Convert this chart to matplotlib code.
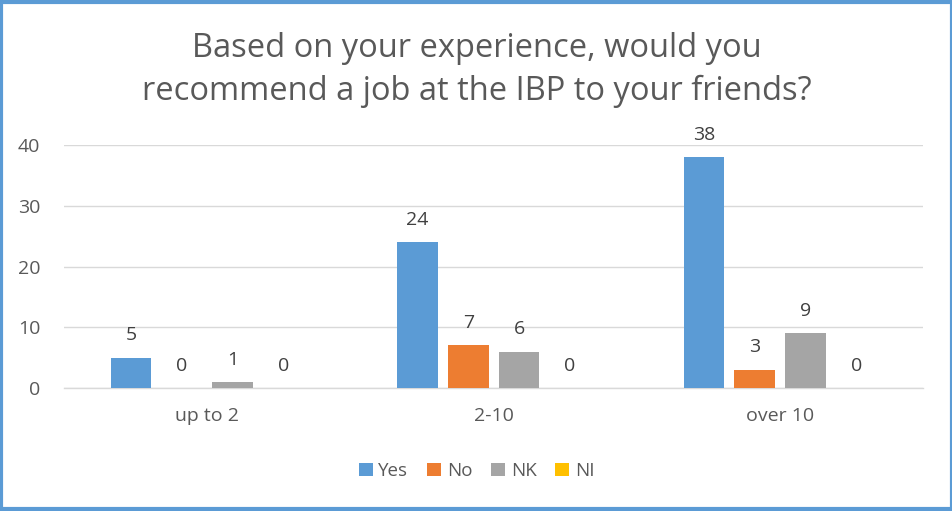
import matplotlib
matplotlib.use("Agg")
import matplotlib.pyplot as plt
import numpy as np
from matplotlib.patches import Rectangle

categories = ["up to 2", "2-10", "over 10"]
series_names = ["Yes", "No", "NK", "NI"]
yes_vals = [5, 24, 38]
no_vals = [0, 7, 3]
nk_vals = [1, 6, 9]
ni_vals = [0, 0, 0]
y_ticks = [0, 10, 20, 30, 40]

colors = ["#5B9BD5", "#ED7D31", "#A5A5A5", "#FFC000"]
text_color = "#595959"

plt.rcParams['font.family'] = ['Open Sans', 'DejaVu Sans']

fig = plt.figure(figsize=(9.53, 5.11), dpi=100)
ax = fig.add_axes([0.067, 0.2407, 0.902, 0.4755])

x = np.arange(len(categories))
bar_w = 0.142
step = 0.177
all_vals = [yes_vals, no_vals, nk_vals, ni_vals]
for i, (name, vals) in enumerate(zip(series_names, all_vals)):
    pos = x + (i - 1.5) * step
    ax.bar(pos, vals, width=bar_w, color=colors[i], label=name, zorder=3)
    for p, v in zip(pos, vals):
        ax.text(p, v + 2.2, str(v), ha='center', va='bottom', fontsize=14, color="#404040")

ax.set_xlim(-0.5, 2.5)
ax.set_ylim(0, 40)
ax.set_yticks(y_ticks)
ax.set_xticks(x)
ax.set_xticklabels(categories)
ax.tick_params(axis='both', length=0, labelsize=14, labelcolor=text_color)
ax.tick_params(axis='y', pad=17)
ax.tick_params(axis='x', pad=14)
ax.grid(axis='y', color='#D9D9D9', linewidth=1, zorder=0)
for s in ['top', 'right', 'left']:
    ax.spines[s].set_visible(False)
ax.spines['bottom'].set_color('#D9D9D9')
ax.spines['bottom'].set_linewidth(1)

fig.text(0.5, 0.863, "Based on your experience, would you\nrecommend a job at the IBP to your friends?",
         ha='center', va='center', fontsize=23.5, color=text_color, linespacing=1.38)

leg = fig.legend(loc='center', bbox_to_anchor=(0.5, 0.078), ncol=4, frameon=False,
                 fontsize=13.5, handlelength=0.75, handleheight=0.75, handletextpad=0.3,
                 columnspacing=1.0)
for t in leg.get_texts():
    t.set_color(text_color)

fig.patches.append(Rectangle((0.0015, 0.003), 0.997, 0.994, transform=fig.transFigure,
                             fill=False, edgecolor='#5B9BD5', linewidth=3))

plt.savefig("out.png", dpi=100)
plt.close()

▶ _What to work on_
Quote each line of the listing exactly, but leave the pictures out.

▶ _Exercise output_
Convert this chart to matplotlib code.
import matplotlib
matplotlib.use("Agg")
import matplotlib.pyplot as plt
import numpy as np
from matplotlib.patches import Rectangle

categories = ["up to 2", "2-10", "over 10"]
series_names = ["Yes", "No", "NK", "NI"]
yes_vals = [5, 24, 38]
no_vals = [0, 7, 3]
nk_vals = [1, 6, 9]
ni_vals = [0, 0, 0]
y_ticks = [0, 10, 20, 30, 40]

colors = ["#5B9BD5", "#ED7D31", "#A5A5A5", "#FFC000"]
text_color = "#595959"

plt.rcParams['font.family'] = ['Open Sans', 'DejaVu Sans']

fig = plt.figure(figsize=(9.53, 5.11), dpi=100)
ax = fig.add_axes([0.067, 0.2407, 0.902, 0.4755])

x = np.arange(len(categories))
bar_w = 0.142
step = 0.177
all_vals = [yes_vals, no_vals, nk_vals, ni_vals]
for i, (name, vals) in enumerate(zip(series_names, all_vals)):
    pos = x + (i - 1.5) * step
    ax.bar(pos, vals, width=bar_w, color=colors[i], label=name, zorder=3)
    for p, v in zip(pos, vals):
        ax.text(p, v + 2.2, str(v), ha='center', va='bottom', fontsize=14, color="#404040")

ax.set_xlim(-0.5, 2.5)
ax.set_ylim(0, 40)
ax.set_yticks(y_ticks)
ax.set_xticks(x)
ax.set_xticklabels(categories)
ax.tick_params(axis='both', length=0, labelsize=14, labelcolor=text_color)
ax.tick_params(axis='y', pad=17)
ax.tick_params(axis='x', pad=14)
ax.grid(axis='y', color='#D9D9D9', linewidth=1, zorder=0)
for s in ['top', 'right', 'left']:
    ax.spines[s].set_visible(False)
ax.spines['bottom'].set_color('#D9D9D9')
ax.spines['bottom'].set_linewidth(1)

fig.text(0.5, 0.863, "Based on your experience, would you\nrecommend a job at the IBP to your friends?",
         ha='center', va='center', fontsize=23.5, color=text_color, linespacing=1.38)

leg = fig.legend(loc='center', bbox_to_anchor=(0.5, 0.078), ncol=4, frameon=False,
                 fontsize=13.5, handlelength=0.75, handleheight=0.75, handletextpad=0.3,
                 columnspacing=1.0)
for t in leg.get_texts():
    t.set_color(text_color)

fig.patches.append(Rectangle((0.0015, 0.003), 0.997, 0.994, transform=fig.transFigure,
                             fill=False, edgecolor='#5B9BD5', linewidth=3))

plt.savefig("out.png", dpi=100)
plt.close()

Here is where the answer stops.